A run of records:
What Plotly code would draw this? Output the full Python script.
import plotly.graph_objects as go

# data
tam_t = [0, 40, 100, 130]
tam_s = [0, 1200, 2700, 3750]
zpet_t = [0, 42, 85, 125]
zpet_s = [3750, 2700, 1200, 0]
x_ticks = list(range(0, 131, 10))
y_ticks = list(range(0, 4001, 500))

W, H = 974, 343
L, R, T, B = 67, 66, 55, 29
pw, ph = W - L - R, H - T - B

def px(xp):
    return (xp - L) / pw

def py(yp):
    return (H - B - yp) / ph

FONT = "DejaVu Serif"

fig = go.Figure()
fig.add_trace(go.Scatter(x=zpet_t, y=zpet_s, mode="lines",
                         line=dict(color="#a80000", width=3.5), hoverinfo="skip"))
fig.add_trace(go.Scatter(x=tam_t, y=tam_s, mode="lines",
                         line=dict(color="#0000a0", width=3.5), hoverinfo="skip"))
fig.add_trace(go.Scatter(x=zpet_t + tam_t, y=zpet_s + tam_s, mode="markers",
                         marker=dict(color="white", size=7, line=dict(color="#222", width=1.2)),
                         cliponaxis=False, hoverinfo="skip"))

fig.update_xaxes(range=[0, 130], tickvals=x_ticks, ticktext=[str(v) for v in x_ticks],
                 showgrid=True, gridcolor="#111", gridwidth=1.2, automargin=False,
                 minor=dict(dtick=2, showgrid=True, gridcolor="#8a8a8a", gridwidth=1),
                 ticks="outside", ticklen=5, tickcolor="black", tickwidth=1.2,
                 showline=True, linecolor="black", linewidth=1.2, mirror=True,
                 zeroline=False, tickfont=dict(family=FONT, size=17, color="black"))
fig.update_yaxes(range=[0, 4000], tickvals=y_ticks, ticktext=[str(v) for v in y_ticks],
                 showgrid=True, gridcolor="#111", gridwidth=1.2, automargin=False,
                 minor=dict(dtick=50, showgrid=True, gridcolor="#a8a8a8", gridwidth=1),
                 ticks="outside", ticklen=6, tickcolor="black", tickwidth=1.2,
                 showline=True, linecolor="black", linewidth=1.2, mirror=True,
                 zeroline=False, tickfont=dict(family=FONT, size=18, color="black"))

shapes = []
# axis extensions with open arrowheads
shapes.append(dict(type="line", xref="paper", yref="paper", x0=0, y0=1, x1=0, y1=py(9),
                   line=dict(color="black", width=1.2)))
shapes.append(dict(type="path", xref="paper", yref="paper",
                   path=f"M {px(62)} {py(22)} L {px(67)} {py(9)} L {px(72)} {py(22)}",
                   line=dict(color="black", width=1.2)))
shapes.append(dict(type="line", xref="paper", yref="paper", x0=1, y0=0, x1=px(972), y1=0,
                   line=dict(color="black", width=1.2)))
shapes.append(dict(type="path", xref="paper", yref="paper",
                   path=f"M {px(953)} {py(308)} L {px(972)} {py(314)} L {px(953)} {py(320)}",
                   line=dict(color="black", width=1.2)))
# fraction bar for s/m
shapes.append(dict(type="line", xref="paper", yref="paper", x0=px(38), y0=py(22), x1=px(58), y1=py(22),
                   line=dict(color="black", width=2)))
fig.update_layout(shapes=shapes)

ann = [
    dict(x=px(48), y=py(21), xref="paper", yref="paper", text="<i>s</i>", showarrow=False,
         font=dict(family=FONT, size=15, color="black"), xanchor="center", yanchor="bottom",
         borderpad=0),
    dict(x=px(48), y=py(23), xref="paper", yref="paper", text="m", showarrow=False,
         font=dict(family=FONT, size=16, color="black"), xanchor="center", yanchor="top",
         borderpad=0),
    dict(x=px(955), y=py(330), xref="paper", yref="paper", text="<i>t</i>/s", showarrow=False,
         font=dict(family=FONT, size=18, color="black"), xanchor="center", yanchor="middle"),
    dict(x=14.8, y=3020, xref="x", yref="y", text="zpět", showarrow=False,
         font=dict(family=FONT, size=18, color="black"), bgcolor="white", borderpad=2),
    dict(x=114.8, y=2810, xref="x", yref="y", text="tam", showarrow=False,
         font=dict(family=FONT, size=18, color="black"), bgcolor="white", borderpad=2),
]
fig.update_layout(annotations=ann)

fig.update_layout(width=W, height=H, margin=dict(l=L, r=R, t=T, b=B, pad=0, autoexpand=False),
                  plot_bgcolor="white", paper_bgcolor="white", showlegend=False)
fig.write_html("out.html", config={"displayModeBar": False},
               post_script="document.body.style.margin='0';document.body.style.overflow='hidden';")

--

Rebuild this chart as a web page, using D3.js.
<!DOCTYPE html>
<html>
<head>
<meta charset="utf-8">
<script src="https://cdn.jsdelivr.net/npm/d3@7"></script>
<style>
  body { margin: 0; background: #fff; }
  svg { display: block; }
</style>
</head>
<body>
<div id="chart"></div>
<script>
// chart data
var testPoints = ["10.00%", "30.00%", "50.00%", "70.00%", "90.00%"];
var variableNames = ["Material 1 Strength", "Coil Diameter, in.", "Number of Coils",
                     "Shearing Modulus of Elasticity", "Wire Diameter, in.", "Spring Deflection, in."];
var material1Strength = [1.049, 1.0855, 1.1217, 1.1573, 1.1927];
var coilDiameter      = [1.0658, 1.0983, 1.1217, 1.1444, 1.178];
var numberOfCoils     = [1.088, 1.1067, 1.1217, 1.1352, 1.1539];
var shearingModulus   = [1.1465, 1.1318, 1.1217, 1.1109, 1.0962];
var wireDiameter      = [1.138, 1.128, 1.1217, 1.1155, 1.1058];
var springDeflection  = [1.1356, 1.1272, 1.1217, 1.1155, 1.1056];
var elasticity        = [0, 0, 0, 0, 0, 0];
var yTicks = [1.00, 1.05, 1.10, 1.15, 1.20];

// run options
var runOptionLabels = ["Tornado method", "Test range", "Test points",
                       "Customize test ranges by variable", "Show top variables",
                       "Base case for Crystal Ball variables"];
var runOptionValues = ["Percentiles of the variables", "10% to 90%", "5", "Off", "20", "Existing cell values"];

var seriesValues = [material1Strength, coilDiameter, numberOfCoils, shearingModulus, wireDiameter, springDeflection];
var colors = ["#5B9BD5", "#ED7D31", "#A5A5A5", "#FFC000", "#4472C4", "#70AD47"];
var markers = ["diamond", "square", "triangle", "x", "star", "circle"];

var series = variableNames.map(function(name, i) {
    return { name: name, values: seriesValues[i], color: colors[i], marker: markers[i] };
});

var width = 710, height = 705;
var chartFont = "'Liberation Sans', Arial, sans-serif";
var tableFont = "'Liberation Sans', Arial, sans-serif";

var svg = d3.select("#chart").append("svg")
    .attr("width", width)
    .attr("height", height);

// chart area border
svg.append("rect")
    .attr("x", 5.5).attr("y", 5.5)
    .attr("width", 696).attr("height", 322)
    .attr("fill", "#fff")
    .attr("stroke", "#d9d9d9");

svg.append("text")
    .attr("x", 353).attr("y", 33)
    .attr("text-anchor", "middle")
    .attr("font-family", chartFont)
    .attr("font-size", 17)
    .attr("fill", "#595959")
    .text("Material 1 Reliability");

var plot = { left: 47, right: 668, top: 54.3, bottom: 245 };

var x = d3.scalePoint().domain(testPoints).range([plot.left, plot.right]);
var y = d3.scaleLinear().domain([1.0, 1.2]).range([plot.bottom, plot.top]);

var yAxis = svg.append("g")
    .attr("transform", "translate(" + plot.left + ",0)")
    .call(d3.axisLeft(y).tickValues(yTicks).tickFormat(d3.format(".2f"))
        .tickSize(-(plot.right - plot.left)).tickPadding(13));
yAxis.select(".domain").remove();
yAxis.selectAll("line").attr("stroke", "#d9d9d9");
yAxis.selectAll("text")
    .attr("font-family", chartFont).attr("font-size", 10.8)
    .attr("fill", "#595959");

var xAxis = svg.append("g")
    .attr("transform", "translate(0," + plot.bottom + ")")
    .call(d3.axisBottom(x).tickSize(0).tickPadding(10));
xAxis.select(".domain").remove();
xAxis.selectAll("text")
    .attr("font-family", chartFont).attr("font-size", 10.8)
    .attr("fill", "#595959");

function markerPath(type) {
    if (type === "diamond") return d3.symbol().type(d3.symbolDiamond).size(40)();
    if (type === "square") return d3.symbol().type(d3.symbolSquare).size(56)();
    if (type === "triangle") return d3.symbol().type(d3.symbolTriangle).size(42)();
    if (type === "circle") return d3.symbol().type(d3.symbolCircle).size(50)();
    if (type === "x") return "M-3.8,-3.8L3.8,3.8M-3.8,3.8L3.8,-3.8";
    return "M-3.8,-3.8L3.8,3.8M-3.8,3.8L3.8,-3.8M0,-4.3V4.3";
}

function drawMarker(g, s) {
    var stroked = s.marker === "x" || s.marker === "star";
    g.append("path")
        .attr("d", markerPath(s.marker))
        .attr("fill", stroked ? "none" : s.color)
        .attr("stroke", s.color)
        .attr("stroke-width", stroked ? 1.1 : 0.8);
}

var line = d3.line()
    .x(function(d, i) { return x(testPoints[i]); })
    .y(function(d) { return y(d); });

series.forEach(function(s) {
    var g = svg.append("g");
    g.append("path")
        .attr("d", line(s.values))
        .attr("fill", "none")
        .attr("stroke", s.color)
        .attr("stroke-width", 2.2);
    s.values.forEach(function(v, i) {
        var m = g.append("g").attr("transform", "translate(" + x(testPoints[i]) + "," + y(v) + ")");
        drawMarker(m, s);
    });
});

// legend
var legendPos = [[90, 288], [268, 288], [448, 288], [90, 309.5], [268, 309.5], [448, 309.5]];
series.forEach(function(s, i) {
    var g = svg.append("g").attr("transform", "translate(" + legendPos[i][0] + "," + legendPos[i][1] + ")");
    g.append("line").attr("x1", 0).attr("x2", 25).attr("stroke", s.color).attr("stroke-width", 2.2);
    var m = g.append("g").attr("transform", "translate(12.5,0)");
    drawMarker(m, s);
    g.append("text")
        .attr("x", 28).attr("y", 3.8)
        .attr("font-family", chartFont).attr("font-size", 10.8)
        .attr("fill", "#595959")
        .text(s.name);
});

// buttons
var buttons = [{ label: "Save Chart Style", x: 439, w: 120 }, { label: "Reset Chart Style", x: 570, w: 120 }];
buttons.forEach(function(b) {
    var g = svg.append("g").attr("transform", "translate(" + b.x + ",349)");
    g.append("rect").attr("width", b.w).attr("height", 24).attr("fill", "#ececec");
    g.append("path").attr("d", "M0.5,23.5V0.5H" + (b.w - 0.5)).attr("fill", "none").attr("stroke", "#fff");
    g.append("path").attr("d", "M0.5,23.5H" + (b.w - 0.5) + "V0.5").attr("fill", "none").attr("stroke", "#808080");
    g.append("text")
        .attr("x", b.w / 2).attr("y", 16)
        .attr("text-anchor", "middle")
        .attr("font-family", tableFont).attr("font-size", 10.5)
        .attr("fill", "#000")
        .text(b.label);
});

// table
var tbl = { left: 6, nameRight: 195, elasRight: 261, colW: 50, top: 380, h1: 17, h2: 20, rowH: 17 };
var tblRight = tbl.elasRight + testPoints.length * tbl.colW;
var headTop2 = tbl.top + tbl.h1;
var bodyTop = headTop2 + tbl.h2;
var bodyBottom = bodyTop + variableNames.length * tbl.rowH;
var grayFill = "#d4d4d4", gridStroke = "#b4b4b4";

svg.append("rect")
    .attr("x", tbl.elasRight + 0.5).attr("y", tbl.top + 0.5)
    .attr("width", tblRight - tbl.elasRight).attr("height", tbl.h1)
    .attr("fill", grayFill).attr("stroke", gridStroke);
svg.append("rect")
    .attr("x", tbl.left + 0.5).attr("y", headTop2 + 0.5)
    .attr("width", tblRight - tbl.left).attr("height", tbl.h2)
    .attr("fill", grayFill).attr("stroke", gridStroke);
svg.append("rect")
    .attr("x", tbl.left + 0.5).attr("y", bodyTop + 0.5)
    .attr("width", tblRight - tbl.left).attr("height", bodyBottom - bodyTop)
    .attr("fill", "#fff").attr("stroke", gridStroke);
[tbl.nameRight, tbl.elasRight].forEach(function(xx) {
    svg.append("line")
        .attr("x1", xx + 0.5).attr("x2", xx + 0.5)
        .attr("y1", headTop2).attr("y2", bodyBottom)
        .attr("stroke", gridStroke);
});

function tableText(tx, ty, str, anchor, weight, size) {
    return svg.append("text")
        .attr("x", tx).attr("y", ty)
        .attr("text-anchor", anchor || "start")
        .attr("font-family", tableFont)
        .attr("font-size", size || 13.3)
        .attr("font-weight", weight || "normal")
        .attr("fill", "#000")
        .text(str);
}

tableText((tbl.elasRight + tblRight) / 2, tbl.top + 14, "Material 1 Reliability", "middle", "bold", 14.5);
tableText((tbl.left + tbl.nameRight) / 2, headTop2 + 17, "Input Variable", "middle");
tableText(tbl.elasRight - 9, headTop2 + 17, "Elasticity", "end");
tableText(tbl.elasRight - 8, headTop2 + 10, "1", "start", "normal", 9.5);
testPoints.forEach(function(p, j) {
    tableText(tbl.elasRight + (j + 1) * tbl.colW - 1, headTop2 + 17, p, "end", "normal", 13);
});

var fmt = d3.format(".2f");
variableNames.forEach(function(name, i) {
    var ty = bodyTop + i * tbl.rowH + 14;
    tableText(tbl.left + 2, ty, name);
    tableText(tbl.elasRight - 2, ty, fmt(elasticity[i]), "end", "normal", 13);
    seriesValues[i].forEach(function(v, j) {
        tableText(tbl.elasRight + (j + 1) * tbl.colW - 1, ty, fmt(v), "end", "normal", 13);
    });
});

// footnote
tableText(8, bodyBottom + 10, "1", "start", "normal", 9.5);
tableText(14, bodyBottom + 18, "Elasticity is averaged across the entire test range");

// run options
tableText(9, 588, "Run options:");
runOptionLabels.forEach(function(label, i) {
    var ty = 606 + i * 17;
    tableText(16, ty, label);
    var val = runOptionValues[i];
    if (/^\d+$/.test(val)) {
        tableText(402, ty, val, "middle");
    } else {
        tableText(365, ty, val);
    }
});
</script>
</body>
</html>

Work to complete
Extract all lines containing the word "this".

Expected answer
What Plotly code would draw this? Output the full Python script.
Rebuild this chart as a web page, using D3.js.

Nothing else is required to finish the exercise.